* **DATA PROVIDED**:

────────────────────────────────────────

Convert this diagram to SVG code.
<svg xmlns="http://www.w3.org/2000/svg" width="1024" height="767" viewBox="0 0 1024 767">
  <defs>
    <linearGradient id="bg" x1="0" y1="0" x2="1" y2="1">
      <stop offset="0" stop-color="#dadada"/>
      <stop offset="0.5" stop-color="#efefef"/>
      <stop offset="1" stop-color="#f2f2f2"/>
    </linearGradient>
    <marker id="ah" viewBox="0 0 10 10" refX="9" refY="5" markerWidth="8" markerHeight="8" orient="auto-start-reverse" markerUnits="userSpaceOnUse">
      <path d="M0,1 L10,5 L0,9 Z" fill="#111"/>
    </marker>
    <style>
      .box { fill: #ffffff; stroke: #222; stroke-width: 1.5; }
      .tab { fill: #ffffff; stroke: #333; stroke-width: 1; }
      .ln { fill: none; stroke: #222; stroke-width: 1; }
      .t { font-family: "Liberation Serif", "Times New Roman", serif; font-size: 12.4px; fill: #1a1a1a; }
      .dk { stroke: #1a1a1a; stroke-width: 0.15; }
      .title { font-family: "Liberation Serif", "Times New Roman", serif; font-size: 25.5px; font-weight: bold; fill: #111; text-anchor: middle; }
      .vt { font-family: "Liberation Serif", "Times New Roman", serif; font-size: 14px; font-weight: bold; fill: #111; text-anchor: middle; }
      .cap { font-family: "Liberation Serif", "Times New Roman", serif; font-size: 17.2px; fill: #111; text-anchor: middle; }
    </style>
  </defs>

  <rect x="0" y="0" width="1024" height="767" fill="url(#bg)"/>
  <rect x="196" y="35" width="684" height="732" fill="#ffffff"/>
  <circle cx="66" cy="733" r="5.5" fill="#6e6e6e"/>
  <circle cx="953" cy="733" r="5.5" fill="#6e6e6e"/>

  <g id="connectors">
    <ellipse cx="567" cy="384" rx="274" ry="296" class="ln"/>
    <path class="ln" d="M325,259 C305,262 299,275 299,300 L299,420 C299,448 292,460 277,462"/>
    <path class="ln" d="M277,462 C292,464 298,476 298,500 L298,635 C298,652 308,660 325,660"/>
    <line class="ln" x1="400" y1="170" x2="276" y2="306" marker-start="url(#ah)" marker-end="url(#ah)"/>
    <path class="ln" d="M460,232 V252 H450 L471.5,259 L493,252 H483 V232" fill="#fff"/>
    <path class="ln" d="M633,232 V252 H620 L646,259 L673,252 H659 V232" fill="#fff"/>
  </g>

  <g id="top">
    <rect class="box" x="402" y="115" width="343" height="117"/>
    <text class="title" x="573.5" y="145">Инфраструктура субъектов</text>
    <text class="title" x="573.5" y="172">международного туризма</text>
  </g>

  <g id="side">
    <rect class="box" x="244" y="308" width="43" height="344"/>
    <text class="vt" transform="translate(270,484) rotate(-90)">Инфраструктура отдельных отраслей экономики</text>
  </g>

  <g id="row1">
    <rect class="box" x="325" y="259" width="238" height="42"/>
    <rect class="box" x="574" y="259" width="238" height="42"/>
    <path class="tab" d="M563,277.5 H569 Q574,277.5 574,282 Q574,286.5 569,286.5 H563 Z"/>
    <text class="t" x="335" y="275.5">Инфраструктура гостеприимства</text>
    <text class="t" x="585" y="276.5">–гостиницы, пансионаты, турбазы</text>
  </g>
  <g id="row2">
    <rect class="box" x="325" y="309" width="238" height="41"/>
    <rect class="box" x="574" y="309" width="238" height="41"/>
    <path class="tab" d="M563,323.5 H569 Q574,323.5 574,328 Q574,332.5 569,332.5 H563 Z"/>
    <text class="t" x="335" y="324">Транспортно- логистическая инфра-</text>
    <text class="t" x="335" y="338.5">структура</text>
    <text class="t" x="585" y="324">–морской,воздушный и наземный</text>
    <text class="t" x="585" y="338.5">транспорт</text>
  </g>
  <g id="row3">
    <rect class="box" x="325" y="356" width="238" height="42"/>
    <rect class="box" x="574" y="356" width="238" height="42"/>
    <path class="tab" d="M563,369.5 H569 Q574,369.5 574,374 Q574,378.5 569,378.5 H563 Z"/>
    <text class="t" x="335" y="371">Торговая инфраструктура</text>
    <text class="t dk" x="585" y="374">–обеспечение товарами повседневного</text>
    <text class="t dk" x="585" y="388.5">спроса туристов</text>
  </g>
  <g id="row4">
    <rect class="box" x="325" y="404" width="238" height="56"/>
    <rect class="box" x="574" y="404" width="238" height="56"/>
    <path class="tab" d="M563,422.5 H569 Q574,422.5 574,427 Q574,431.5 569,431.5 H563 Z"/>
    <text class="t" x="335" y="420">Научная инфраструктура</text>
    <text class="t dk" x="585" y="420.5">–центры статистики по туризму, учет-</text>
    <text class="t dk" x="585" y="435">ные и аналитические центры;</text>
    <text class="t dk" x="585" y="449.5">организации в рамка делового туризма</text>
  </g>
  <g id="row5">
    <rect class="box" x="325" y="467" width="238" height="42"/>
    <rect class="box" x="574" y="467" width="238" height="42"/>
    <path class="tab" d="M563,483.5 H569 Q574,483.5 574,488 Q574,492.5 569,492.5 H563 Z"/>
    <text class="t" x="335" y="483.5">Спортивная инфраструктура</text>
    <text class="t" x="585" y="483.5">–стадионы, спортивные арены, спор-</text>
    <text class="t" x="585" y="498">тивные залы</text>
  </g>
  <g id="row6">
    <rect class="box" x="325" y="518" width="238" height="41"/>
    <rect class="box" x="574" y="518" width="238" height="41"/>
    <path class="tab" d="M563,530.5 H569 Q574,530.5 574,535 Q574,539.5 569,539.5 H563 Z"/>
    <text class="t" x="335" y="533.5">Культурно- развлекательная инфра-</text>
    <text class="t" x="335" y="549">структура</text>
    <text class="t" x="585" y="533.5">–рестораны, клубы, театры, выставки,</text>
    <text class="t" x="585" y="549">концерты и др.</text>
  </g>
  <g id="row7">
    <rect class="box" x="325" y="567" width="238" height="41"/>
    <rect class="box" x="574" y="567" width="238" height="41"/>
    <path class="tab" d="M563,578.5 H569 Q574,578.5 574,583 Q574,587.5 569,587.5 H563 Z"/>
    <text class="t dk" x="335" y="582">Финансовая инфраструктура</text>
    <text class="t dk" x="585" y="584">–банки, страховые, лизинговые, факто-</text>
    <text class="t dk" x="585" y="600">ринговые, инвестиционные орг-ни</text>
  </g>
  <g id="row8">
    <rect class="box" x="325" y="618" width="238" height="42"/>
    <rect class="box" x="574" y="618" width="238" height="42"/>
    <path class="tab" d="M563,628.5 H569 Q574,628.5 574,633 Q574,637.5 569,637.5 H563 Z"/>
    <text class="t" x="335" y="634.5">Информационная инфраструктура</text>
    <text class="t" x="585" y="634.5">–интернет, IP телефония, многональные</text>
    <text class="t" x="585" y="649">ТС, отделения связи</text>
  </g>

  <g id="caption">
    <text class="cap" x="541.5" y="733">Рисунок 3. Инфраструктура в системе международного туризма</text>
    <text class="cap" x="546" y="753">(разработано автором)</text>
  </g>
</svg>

────────────────────────────────────────

* **AIM OF THE EXERCISE**: Go through the material above line by line and copy it exactly.

* **WRITTEN RESPONSE**:
Convert this diagram to SVG code.
<svg xmlns="http://www.w3.org/2000/svg" width="1024" height="767" viewBox="0 0 1024 767">
  <defs>
    <linearGradient id="bg" x1="0" y1="0" x2="1" y2="1">
      <stop offset="0" stop-color="#dadada"/>
      <stop offset="0.5" stop-color="#efefef"/>
      <stop offset="1" stop-color="#f2f2f2"/>
    </linearGradient>
    <marker id="ah" viewBox="0 0 10 10" refX="9" refY="5" markerWidth="8" markerHeight="8" orient="auto-start-reverse" markerUnits="userSpaceOnUse">
      <path d="M0,1 L10,5 L0,9 Z" fill="#111"/>
    </marker>
    <style>
      .box { fill: #ffffff; stroke: #222; stroke-width: 1.5; }
      .tab { fill: #ffffff; stroke: #333; stroke-width: 1; }
      .ln { fill: none; stroke: #222; stroke-width: 1; }
      .t { font-family: "Liberation Serif", "Times New Roman", serif; font-size: 12.4px; fill: #1a1a1a; }
      .dk { stroke: #1a1a1a; stroke-width: 0.15; }
      .title { font-family: "Liberation Serif", "Times New Roman", serif; font-size: 25.5px; font-weight: bold; fill: #111; text-anchor: middle; }
      .vt { font-family: "Liberation Serif", "Times New Roman", serif; font-size: 14px; font-weight: bold; fill: #111; text-anchor: middle; }
      .cap { font-family: "Liberation Serif", "Times New Roman", serif; font-size: 17.2px; fill: #111; text-anchor: middle; }
    </style>
  </defs>

  <rect x="0" y="0" width="1024" height="767" fill="url(#bg)"/>
  <rect x="196" y="35" width="684" height="732" fill="#ffffff"/>
  <circle cx="66" cy="733" r="5.5" fill="#6e6e6e"/>
  <circle cx="953" cy="733" r="5.5" fill="#6e6e6e"/>

  <g id="connectors">
    <ellipse cx="567" cy="384" rx="274" ry="296" class="ln"/>
    <path class="ln" d="M325,259 C305,262 299,275 299,300 L299,420 C299,448 292,460 277,462"/>
    <path class="ln" d="M277,462 C292,464 298,476 298,500 L298,635 C298,652 308,660 325,660"/>
    <line class="ln" x1="400" y1="170" x2="276" y2="306" marker-start="url(#ah)" marker-end="url(#ah)"/>
    <path class="ln" d="M460,232 V252 H450 L471.5,259 L493,252 H483 V232" fill="#fff"/>
    <path class="ln" d="M633,232 V252 H620 L646,259 L673,252 H659 V232" fill="#fff"/>
  </g>

  <g id="top">
    <rect class="box" x="402" y="115" width="343" height="117"/>
    <text class="title" x="573.5" y="145">Инфраструктура субъектов</text>
    <text class="title" x="573.5" y="172">международного туризма</text>
  </g>

  <g id="side">
    <rect class="box" x="244" y="308" width="43" height="344"/>
    <text class="vt" transform="translate(270,484) rotate(-90)">Инфраструктура отдельных отраслей экономики</text>
  </g>

  <g id="row1">
    <rect class="box" x="325" y="259" width="238" height="42"/>
    <rect class="box" x="574" y="259" width="238" height="42"/>
    <path class="tab" d="M563,277.5 H569 Q574,277.5 574,282 Q574,286.5 569,286.5 H563 Z"/>
    <text class="t" x="335" y="275.5">Инфраструктура гостеприимства</text>
    <text class="t" x="585" y="276.5">–гостиницы, пансионаты, турбазы</text>
  </g>
  <g id="row2">
    <rect class="box" x="325" y="309" width="238" height="41"/>
    <rect class="box" x="574" y="309" width="238" height="41"/>
    <path class="tab" d="M563,323.5 H569 Q574,323.5 574,328 Q574,332.5 569,332.5 H563 Z"/>
    <text class="t" x="335" y="324">Транспортно- логистическая инфра-</text>
    <text class="t" x="335" y="338.5">структура</text>
    <text class="t" x="585" y="324">–морской,воздушный и наземный</text>
    <text class="t" x="585" y="338.5">транспорт</text>
  </g>
  <g id="row3">
    <rect class="box" x="325" y="356" width="238" height="42"/>
    <rect class="box" x="574" y="356" width="238" height="42"/>
    <path class="tab" d="M563,369.5 H569 Q574,369.5 574,374 Q574,378.5 569,378.5 H563 Z"/>
    <text class="t" x="335" y="371">Торговая инфраструктура</text>
    <text class="t dk" x="585" y="374">–обеспечение товарами повседневного</text>
    <text class="t dk" x="585" y="388.5">спроса туристов</text>
  </g>
  <g id="row4">
    <rect class="box" x="325" y="404" width="238" height="56"/>
    <rect class="box" x="574" y="404" width="238" height="56"/>
    <path class="tab" d="M563,422.5 H569 Q574,422.5 574,427 Q574,431.5 569,431.5 H563 Z"/>
    <text class="t" x="335" y="420">Научная инфраструктура</text>
    <text class="t dk" x="585" y="420.5">–центры статистики по туризму, учет-</text>
    <text class="t dk" x="585" y="435">ные и аналитические центры;</text>
    <text class="t dk" x="585" y="449.5">организации в рамка делового туризма</text>
  </g>
  <g id="row5">
    <rect class="box" x="325" y="467" width="238" height="42"/>
    <rect class="box" x="574" y="467" width="238" height="42"/>
    <path class="tab" d="M563,483.5 H569 Q574,483.5 574,488 Q574,492.5 569,492.5 H563 Z"/>
    <text class="t" x="335" y="483.5">Спортивная инфраструктура</text>
    <text class="t" x="585" y="483.5">–стадионы, спортивные арены, спор-</text>
    <text class="t" x="585" y="498">тивные залы</text>
  </g>
  <g id="row6">
    <rect class="box" x="325" y="518" width="238" height="41"/>
    <rect class="box" x="574" y="518" width="238" height="41"/>
    <path class="tab" d="M563,530.5 H569 Q574,530.5 574,535 Q574,539.5 569,539.5 H563 Z"/>
    <text class="t" x="335" y="533.5">Культурно- развлекательная инфра-</text>
    <text class="t" x="335" y="549">структура</text>
    <text class="t" x="585" y="533.5">–рестораны, клубы, театры, выставки,</text>
    <text class="t" x="585" y="549">концерты и др.</text>
  </g>
  <g id="row7">
    <rect class="box" x="325" y="567" width="238" height="41"/>
    <rect class="box" x="574" y="567" width="238" height="41"/>
    <path class="tab" d="M563,578.5 H569 Q574,578.5 574,583 Q574,587.5 569,587.5 H563 Z"/>
    <text class="t dk" x="335" y="582">Финансовая инфраструктура</text>
    <text class="t dk" x="585" y="584">–банки, страховые, лизинговые, факто-</text>
    <text class="t dk" x="585" y="600">ринговые, инвестиционные орг-ни</text>
  </g>
  <g id="row8">
    <rect class="box" x="325" y="618" width="238" height="42"/>
    <rect class="box" x="574" y="618" width="238" height="42"/>
    <path class="tab" d="M563,628.5 H569 Q574,628.5 574,633 Q574,637.5 569,637.5 H563 Z"/>
    <text class="t" x="335" y="634.5">Информационная инфраструктура</text>
    <text class="t" x="585" y="634.5">–интернет, IP телефония, многональные</text>
    <text class="t" x="585" y="649">ТС, отделения связи</text>
  </g>

  <g id="caption">
    <text class="cap" x="541.5" y="733">Рисунок 3. Инфраструктура в системе международного туризма</text>
    <text class="cap" x="546" y="753">(разработано автором)</text>
  </g>
</svg>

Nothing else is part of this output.